Profit with a purpose
By Rajshree Kukreti January 25, 2007
Satyan Mishra belongs to the growing tribe of businesspeople who go by the name of social entrepreneurs. They are equally at ease with bottom lines and grassroot participation; at home with mixing profits and social responsibility.
Mishra’s five-year-old company, Drishtee Dot Com Ltd, helps villagers set up Internet kiosks, which act as information hubs. Its basket of services includes computer and English language courses, agricultural queries, BPO services, life insurance, and franchises for batteries and invertors. Set up with an initial investment of Rs 50,000, Drishtee charges a one-time licence fee of Rs 10,000 and Rs 500 per month as kiosk fee—a business model that now underlies a Rs 3.27 crore business.
Yet villages and social service were the farthest in the 33-year-old Mishra’s mind when he was dreaming up a career for himself. Youngest among three siblings, Mishra did not want to be a financial burden on the family after his father’s demise in 1991. Tuitions, selling insurance, part-time consultancy and even playing in the stock market, Mishra busied himself in making money even before he had graduated. “I considered myself quite a pro in the financial market till I lost a lot of money in stocks,” says Mishra.
After graduating from Delhi School of Economics in 1997, he refused a job offer of Rs 18,500 a month from a marketing company. He instead worked out a business plan. He went back to the consultancy firm, Yeti International, he had freelanced for as an undergraduate. The Bhopal-based company paid him Rs 3,500 per month for an Internet-based research work. “It took three months to convince my mother about this decision,” says Mishra, who wanted to follow his dreams rather than take the much-trodden path.
Realising the potential of the Net, he honed his web skills and became net-savvy and learnt the technologies needed for web-based activities.
Since the Net was the most happening thing, Mishra decided to cash in on this boom and quit Yeti in 1998. With a mentor in Sardar Machi Singh, who owned a lot of property in Bhopal and had met Mishra at Yeti, he set up Cyberedge, an institute that offered computer training, personality development and English speaking courses. Internet came to Bhopal around August 1998 and Mishra’s institute was flooded with students. “I could start paying Singh back from the fourth month onwards,” says Mishra. From just two computers and borrowed furniture in July 1998 to 300 students, 35 computers and 32 employees in 1999, Mishra recorded a turnover of Rs 18 lakh in the first year.
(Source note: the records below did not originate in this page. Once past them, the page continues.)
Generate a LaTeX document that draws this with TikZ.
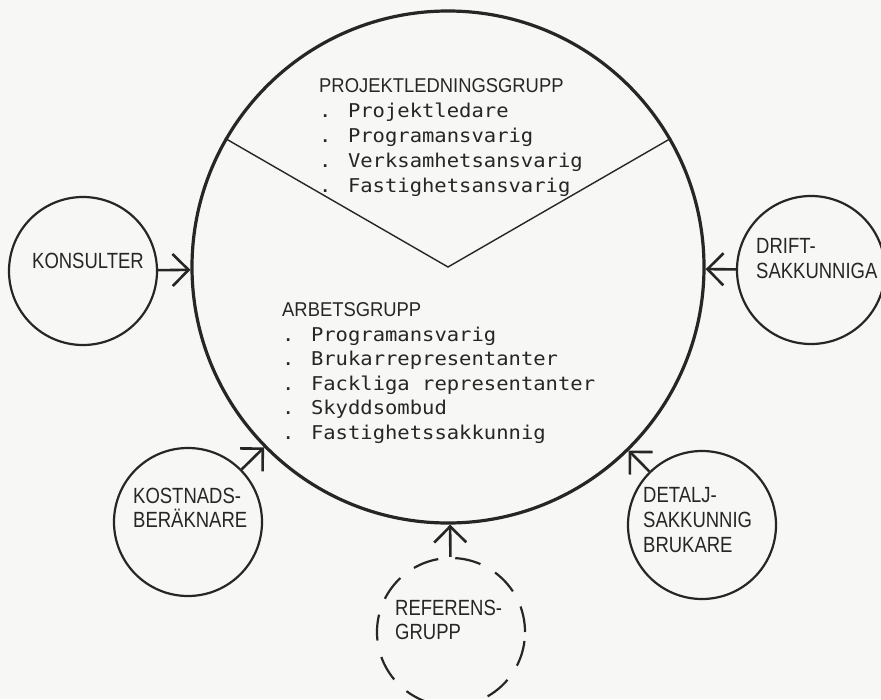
\documentclass[tikz,border=0pt]{standalone}
\usepackage{fontspec}
\setmainfont{Liberation Sans}
\newfontfamily\condsans[FakeStretch=0.84]{Liberation Sans}
\newfontfamily\headsans[FakeStretch=0.92]{Liberation Sans}
\newfontfamily\monofont[FakeStretch=1.08]{DejaVu Sans Mono}
\usetikzlibrary{arrows.meta}
\definecolor{ink}{HTML}{262626}
\definecolor{paper}{HTML}{F7F7F5}
\tikzset{
  x=1pt, y=-1pt,
  bigcirc/.style={circle, draw=ink, line width=3.2pt, inner sep=0pt, minimum size=512pt},
  smallcirc/.style={circle, draw=ink, line width=2.2pt, inner sep=0pt, minimum size=148pt},
  dashcirc/.style={smallcirc, dash pattern=on 26pt off 17pt},
  divider/.style={draw=ink, line width=1.4pt},
  arr/.style={draw=ink, line width=2.6pt, -{Straight Barb[length=16pt,width=32pt]}},
  heading/.style={anchor=base west, inner sep=0pt, text=ink, font=\headsans\fontsize{20}{24}\selectfont},
  item/.style={anchor=base west, inner sep=0pt, text=ink, font=\monofont\fontsize{19}{22}\selectfont},
  clabel/.style={anchor=base west, inner sep=0pt, text=ink, font=\condsans\fontsize{22}{26}\selectfont},
}
\begin{document}
\begin{tikzpicture}
\clip (0,0) rectangle (881,699);
\fill[paper] (0,0) rectangle (881,699);

% main circle
\node[bigcirc] (big) at (448,267) {};
\coordinate (mid) at (448,267);
\draw[divider] (big.150) -- (mid) -- (big.30);

% surrounding circles
\node[smallcirc] (kons) at (83,271) {};
\node[smallcirc] (drift) at (811,270) {};
\node[smallcirc] (kost) at (188,522) {};
\node[smallcirc] (detalj) at (702,525) {};
\node[dashcirc] (ref) at (451,632) {};

% arrows
\draw[arr] (kons) -- (big);
\draw[arr] (drift) -- (big);
\draw[arr] (kost) -- (big);
\draw[arr] (detalj) -- (big);
\draw[arr] (ref) -- (big);

% upper text
\node[heading] (plg) at (319,92) {PROJEKTLEDNINGSGRUPP};
\node[item] (p1) at (319,117) {. Projektledare};
\node[item] (p2) at (319,142) {. Programansvarig};
\node[item] (p3) at (319,167) {. Verksamhetsansvarig};
\node[item] (p4) at (319,192) {. Fastighetsansvarig};

% lower text
\node[heading] (ag) at (282,316) {ARBETSGRUPP};
\node[item] (a1) at (282,341) {. Programansvarig};
\node[item] (a2) at (282,365) {. Brukarrepresentanter};
\node[item] (a3) at (282,390) {. Fackliga representanter};
\node[item] (a4) at (282,414) {. Skyddsombud};
\node[item] (a5) at (282,439) {. Fastighetssakkunnig};

% circle labels
\node[clabel] (tkons) at (32,268) {KONSULTER};
\node[clabel] (tdrift1) at (756,253) {DRIFT-};
\node[clabel] (tdrift2) at (756,278) {SAKKUNNIGA};
\node[clabel] (tkost1) at (133,503) {KOSTNADS-};
\node[clabel] (tkost2) at (133,527) {BERÄKNARE};
\node[clabel] (tdet1) at (643,502) {DETALJ-};
\node[clabel] (tdet2) at (643,527) {SAKKUNNIG};
\node[clabel] (tdet3) at (643,552) {BRUKARE};
\node[clabel] (tref1) at (395,615) {REFERENS-};
\node[clabel] (tref2) at (395,639) {GRUPP};
\end{tikzpicture}
\end{document}
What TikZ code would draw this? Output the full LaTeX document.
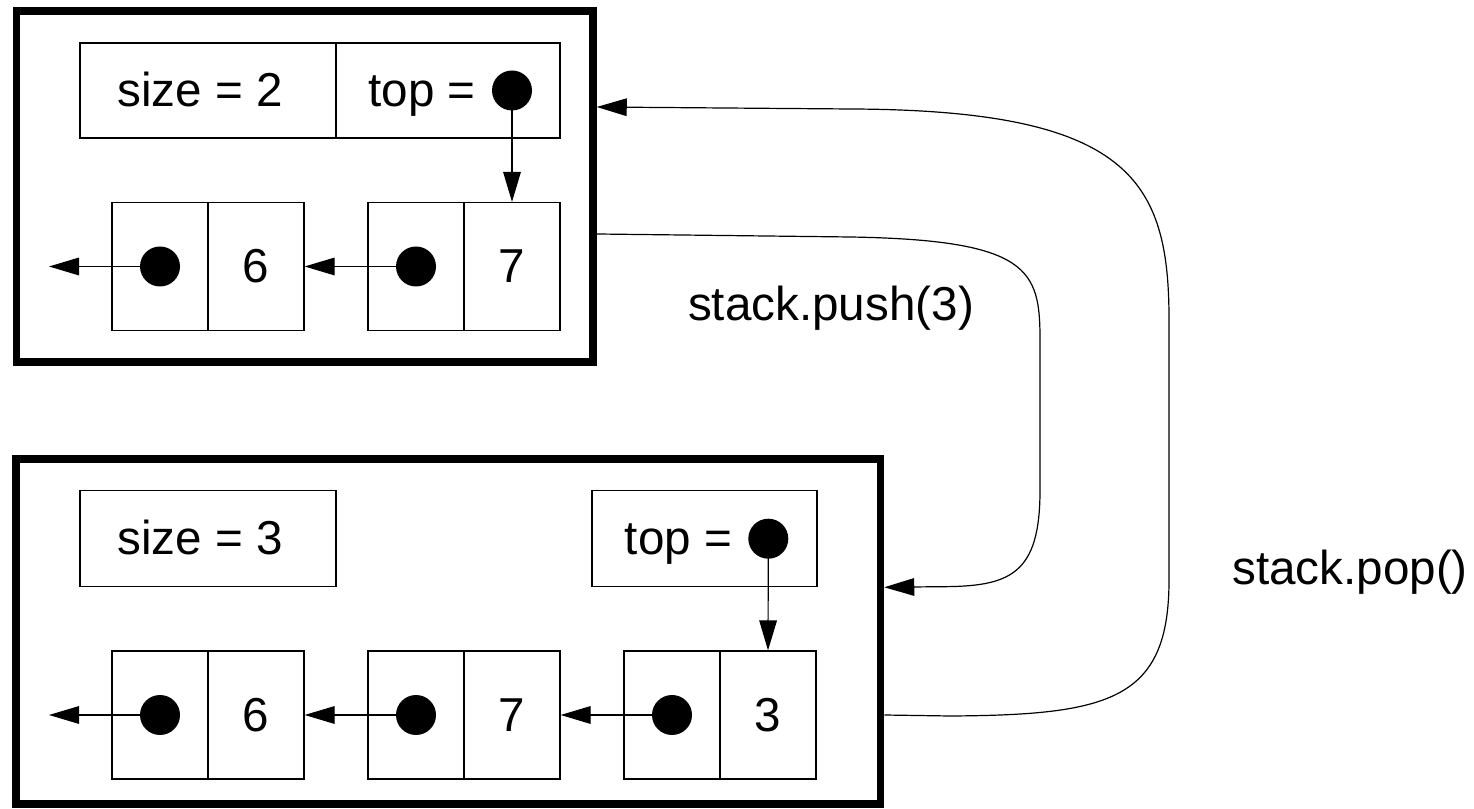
\documentclass[tikz,border=0pt]{standalone}
\usepackage{fontspec}
\setmainfont{Liberation Sans}
\usetikzlibrary{arrows.meta}
\tikzset{
  frame/.style={draw,line width=1.9pt,inner sep=0pt},
  cell/.style={draw,line width=.3pt,inner sep=0pt,minimum width=24pt,minimum height=32pt,
    text height=8pt,text depth=0pt},
  dot/.style={circle,fill,inner sep=0pt,minimum size=10pt},
  arr/.style={line width=.3pt,-{Triangle[length=7.5pt,width=4.4pt]}}
}

\begin{document}
\begin{tikzpicture}[x=.25pt,y=-.25pt,font=\fontsize{11.9}{14}\selectfont]
\useasboundingbox (0,0) rectangle (1474,809);
% stack with two elements
\node[frame,minimum width=144.1pt,minimum height=87.75pt] (s1) at (304.75,186.5) {};
\node[cell,minimum width=64pt,minimum height=23.75pt] (sz1) at (208,90.5) {size = 2\kern4pt};
\node[cell,minimum width=56pt,minimum height=23.75pt] (tp1) at (448,90.5) {top =\kern13pt};
\node[dot] (td1) at (512,90.5) {};
\node[cell] (a1) at (160,266.5) {};
\node[cell] (b1) at (256,266.5) {6};
\node[cell] (a2) at (416,266.5) {};
\node[cell] (b2) at (512,266.5) {7};
\node[dot] (d1) at (a1) {};
\node[dot] (d2) at (a2) {};
\coordinate (nil1) at (49,266.5);
\draw[arr] (d1.center) -- (nil1);
\draw[arr] (d2.center) -- (b1.east);
\draw[arr] (td1.center) -- (b2.north);
% stack with three elements
\node[frame,minimum width=216.1pt,minimum height=86.25pt] (s2) at (448.25,631.5) {};
\node[cell,minimum width=64pt,minimum height=24pt] (sz2) at (208,538.7) {size = 3\kern4pt};
\node[cell,minimum width=56.25pt,minimum height=24pt] (tp2) at (704.5,538.7) {top =\kern13pt};
\node[dot] (td2) at (768.3,538.7) {};
\node[cell] (c1) at (160,715) {};
\node[cell] (e1) at (256,715) {6};
\node[cell] (c2) at (416,715) {};
\node[cell] (e2) at (512,715) {7};
\node[cell] (c3) at (672,715) {};
\node[cell] (e3) at (768,715) {3};
\node[dot] (f1) at (c1) {};
\node[dot] (f2) at (c2) {};
\node[dot] (f3) at (c3) {};
\coordinate (nil2) at (49,715);
\draw[arr] (f1.center) -- (nil2);
\draw[arr] (f2.center) -- (e1.east);
\draw[arr] (f3.center) -- (e2.east);
\draw[arr] (td2.center) -- (e3.north);
% operations
\draw[arr] (s1.east |- 0,234) -- (850,237) .. controls (1030,240) and (1040,270) .. (1040,340)
      -- (1040,490) .. controls (1040,575) and (1010,586.7) .. (940,586.7) -- (s2.east |- tp2.south);
\draw[arr] (s2.east |- e3) -- (950,716) .. controls (1110,715) and (1169,700) .. (1169,580)
      -- (1169,320) .. controls (1169,180) and (1130,110) .. (850,109) -- (s1.east |- 0,107);
\node[anchor=base] (push) at (831,321) {stack.push(3)};
\node[anchor=base] (pop) at (1350,585) {stack.pop()};
\end{tikzpicture}
\end{document}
Destiny had other things in store for Mishra. A call by divisional commissioner of Dhar in Madhya Pradesh in December 1999 for setting up their project Gyandoot propelled Mishra into a different league. For Mishra it was a big break as he planned and executed the entire process to link panchayats to the district headquarters. Gyandoot was a big success and was given the Stockholm Challenge Award. While implementing the project, Mishra realised the employment potential that could be created in the rural areas through computer linkages. “The whole process seemed destined. Money was no longer my motivator,” says Mishra, who simultaneously started planning a project that would be more commercial than Gyandoot and labelled it as Drishtee.
The Drishtee model was also Internet-based and involved setting up kiosks or information centres from where rural entrepreneurs could operate and provide services. Kiosk owners could download birth and domicile certificates among other official forms, employment news and market information for the community and earn a livelihood.
When McKinsey called for project reports for India Venture 2000— a business plan competition to catalyse entrepreneurship in India— Mishra forwarded Drishtee’s proposal. And as luck would have it Drishtee was chosen. A business plan was created and Drishtee was valued at Rs 2.5 crore with Infinity Venture Capital offering to pick up 44% stake. But Mishra was not comfortable with a clause put in by Infinity. When the clause was not deleted, he once again did the unthinkable. He refused the funding and decided to go solo.
Delhi became his destination where he set up a centre of Cyberedge with a lawyer friend and got down to scouting for funds. Till March 2001 he couldn’t raise any but managed to open three kiosks in Sirsa, Haryana.
When some hardware vendors showed interest, Mishra made them master franchisees for Rs 17 lakh and they helped open 40 kiosks in six months. Amidst all this, Mishra got married to Swapna, who had joined Cyberedge in 1998.
In February 2002, a non-resident Indian Anant Nagesh invested Rs 24 lakh and Drishtee took off officially with 12 people. In 2001-2, the turnover touched Rs 24 lakh with 90 kiosks in five districts. But Drishtee’s total dependence on government
Today Drishtee has 1,022 kiosks in six states and a turnover of Rs 3.72 crore in 2005-6. “It is consolidation time and our services include e-commerce, health modules, women entrepreneurs and more volumes with less hardware,” says Mishra. While Digital has 12% stake in Drishtee and Nagesh 8%, Mishra holds 33% and the rest is with various friends and well-wishers.
With insurance policies to take care of the family’s needs and tax liabilities, this father of two believes his personal finances are well taken care of. More than anything else, it is using the disciplines of the corporate world to tackle rural unemployment that is driving Mishra now.